6 May 2013 | 11:14 am | Dave Drayton

They’ve just embarked on their first European tour and Monstrorum Historia points as to why; this is world class.

When, untrumpeted, Lo! arrived with their stellar debut, Look And Behold, an impressive pedigree (Omerata, 28 Days, Huntsmen) did little to prepare audiences for what this beast was; an assault, an expansive dominance of all things 'heavy' and musical. Lo! were hardcore, or metal, or doom, or sludge, it didn't matter, they were all of the above and more importantly fucking good. And they still are.

Album two, Monstrorum Historia, continues the trend. It's a heady mix of tense ominousness trapped in bleak, sludgy riffs that breaks out into moments of frantic freneticism, the transition between the two occurring, often multiple times, in the space of a single song – as on Ghost Promenade, Bleak Vanity and Palisades Of Fire, where Jamie-Leigh Smith's vocals are at their most impressive – or deftly across tracks, as in the transition from the desperate and angry gallop of Caruncula to the instrumental ghost town Western that is Haven, Beneath Weeping Willows, or the cruel bleak atmospherics of Crooked Path: The Strangers Ritual, which explode into the album's first single, Lichtenberg Figures.

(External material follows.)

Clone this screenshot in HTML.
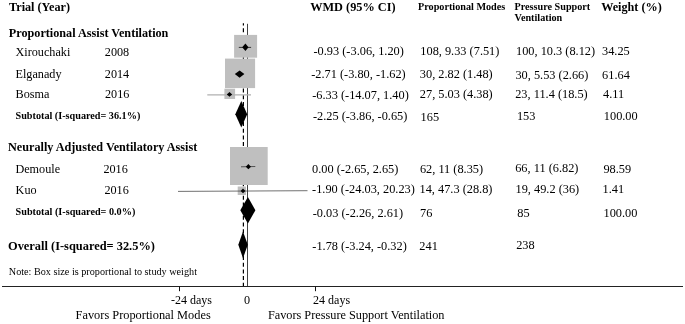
<!DOCTYPE html>
<html><head><meta charset="utf-8"><title>Forest plot</title>
<style>
html,body{margin:0;padding:0;background:#fff;}
svg{display:block;}
text{font-family:"Liberation Serif","Times New Roman",serif;fill:#000;font-size:12.2px;}
.b{font-weight:bold;}
.s{font-size:10.2px;}
g text{font-size:inherit;}
</style></head>
<body>
<svg width="685" height="324" viewBox="0 0 685 324">
<rect width="685" height="324" fill="#fff"/>
<!-- reference lines -->
<line x1="247.5" y1="23.8" x2="247.5" y2="286.5" stroke="#111" stroke-width="0.8"/>
<line x1="243.4" y1="23.3" x2="243.4" y2="286.5" stroke="#000" stroke-width="1.2" stroke-dasharray="4 2.7" stroke-dashoffset="1.8"/>
<!-- boxes -->
<g fill="#bfbfbf">
<rect x="234.1" y="34.9" width="23" height="22.8"/>
<rect x="225" y="58.6" width="30.1" height="29.5"/>
<rect x="224.4" y="88.7" width="10.7" height="10.3"/>
<rect x="230" y="147" width="37.7" height="38"/>
<rect x="237.7" y="186.5" width="8.3" height="8.5"/>
</g>
<!-- CI lines -->
<line x1="238.8" y1="47.4" x2="251.1" y2="47.4" stroke="#111" stroke-width="0.8"/>
<line x1="207.3" y1="94.9" x2="251" y2="94.9" stroke="#b0b0b0" stroke-width="1.2"/>
<line x1="241" y1="166.8" x2="255.3" y2="166.5" stroke="#222" stroke-width="0.7"/>
<line x1="178" y1="191.4" x2="307.5" y2="190.7" stroke="#333" stroke-width="0.7"/>
<!-- point diamonds -->
<g fill="#000">
<polygon points="242.2,47.3 245.4,43.5 248.5,47.3 245.4,51"/>
<polygon points="234.8,74.1 239.6,70.4 244.4,74.1 239.6,77.8"/>
<polygon points="226.8,94.4 229.5,92 232.2,94.4 229.5,96.8"/>
<polygon points="245.8,166.7 248.4,164.1 251,166.7 248.4,169.3"/>
<polygon points="240.6,190.9 243,188.5 245.4,190.9 243,193.3"/>
<!-- summary diamonds -->
<polygon points="235.3,114.2 241.3,101 247.2,114.2 241.3,127.4"/>
<polygon points="240.3,210.3 247.9,197.1 255.4,210.3 247.9,223.5"/>
<polygon points="238.3,244.8 243,231.4 247.8,244.8 243,258.2"/>
</g>
<!-- axis -->
<line x1="2" y1="286.5" x2="683" y2="286.5" stroke="#222" stroke-width="1.1"/>
<line x1="179.5" y1="286.5" x2="179.5" y2="291.2" stroke="#111" stroke-width="1"/>
<line x1="315.5" y1="286.5" x2="315.5" y2="291.2" stroke="#111" stroke-width="1"/>
<!-- left labels -->
<text class="b" x="9" y="11">Trial (Year)</text>
<text class="b" x="8.8" y="37.2">Proportional Assist Ventilation</text>
<text x="15.5" y="55.7">Xirouchaki</text><text x="104.8" y="55.7">2008</text>
<text x="15.5" y="78.1">Elganady</text><text x="104.8" y="78.1">2014</text>
<text x="15.5" y="98.3">Bosma</text><text x="105" y="98.2">2016</text>
<text class="b s" x="15.5" y="118.6">Subtotal (I-squared= 36.1%)</text>
<text class="b" x="8" y="151.3">Neurally Adjusted Ventilatory Assist</text>
<text x="15.4" y="172.5">Demoule</text><text x="103.4" y="172.5">2016</text>
<text x="15.6" y="193.5">Kuo</text><text x="104.4" y="193.5">2016</text>
<text class="b s" x="15.6" y="215">Subtotal (I-squared= 0.0%)</text>
<text class="b" x="8" y="249.7" style="font-size:12.4px">Overall (I-squared= 32.5%)</text>
<text class="s" x="8.8" y="275.3">Note: Box size is proportional to study weight</text>
<!-- axis labels -->
<text x="171" y="303.9" style="font-size:12px">-24 days</text>
<text x="244" y="303.9">0</text>
<text x="313.1" y="303.9" style="font-size:12px">24 days</text>
<text x="75.6" y="318.8" style="font-size:12.35px">Favors Proportional Modes</text>
<text x="267.9" y="318.8" style="font-size:12.28px">Favors Pressure Support Ventilation</text>
<!-- headers -->
<text class="b" x="310.2" y="11" style="font-size:12.3px">WMD (95% CI)</text>
<text class="b s" x="418" y="9.6">Proportional Modes</text>
<text class="b s" x="514.5" y="9.6">Pressure Support</text>
<text class="b s" x="514.5" y="21.2">Ventilation</text>
<text class="b" x="601.2" y="10.8">Weight (%)</text>
<g style="font-size:12.33px">
<!-- WMD col -->
<text x="313.5" y="54.7">-0.93 (-3.06, 1.20)</text>
<text x="311.2" y="77.7">-2.71 (-3.80, -1.62)</text>
<text x="312.2" y="98.5">-6.33 (-14.07, 1.40)</text>
<text x="312.9" y="120">-2.25 (-3.86, -0.65)</text>
<text x="312.1" y="172.8">0.00 (-2.65, 2.65)</text>
<text x="312.1" y="192.9">-1.90 (-24.03, 20.23)</text>
<text x="312.7" y="216.6">-0.03 (-2.26, 2.61)</text>
<text x="312.3" y="249.6">-1.78 (-3.24, -0.32)</text>
<!-- Proportional col -->
<text x="420.3" y="54.7">108, 9.33 (7.51)</text>
<text x="419.8" y="78">30, 2.82 (1.48)</text>
<text x="419.8" y="98.4">27, 5.03 (4.38)</text>
<text x="420.6" y="120.9">165</text>
<text x="419.9" y="172.8">62, 11 (8.35)</text>
<text x="419.5" y="193.3">14, 47.3 (28.8)</text>
<text x="420.1" y="217.4">76</text>
<text x="419.3" y="250.3">241</text>
<!-- PSV col -->
<text x="516" y="54.9">100, 10.3 (8.12)</text>
<text x="515.4" y="78.7">30, 5.53 (2.66)</text>
<text x="515.2" y="97.9">23, 11.4 (18.5)</text>
<text x="516.9" y="120.2">153</text>
<text x="515.2" y="172.3">66, 11 (6.82)</text>
<text x="515.5" y="193.4">19, 49.2 (36)</text>
<text x="517.3" y="216.5">85</text>
<text x="516.2" y="249.2">238</text>
<!-- Weight col -->
<text x="602" y="55.2">34.25</text>
<text x="602.1" y="78.6">61.64</text>
<text x="603.1" y="97.9">4.11</text>
<text x="603.8" y="120">100.00</text>
<text x="603.4" y="172.7">98.59</text>
<text x="602.6" y="193.3">1.41</text>
<text x="603.5" y="216.6">100.00</text>
</g>
</svg>
</body></html>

It's invigorating, morbid, terrifying and further proof that Lo! are one of the most interesting and talented proponents of heavy music in Australia right now. While the rest of the pack capitalise on the rising popularity of pristine and soulless made-for-nightclub metal, this foursome just do it right. They've just embarked on their first European tour and Monstrorum Historia points as to why; this is world class.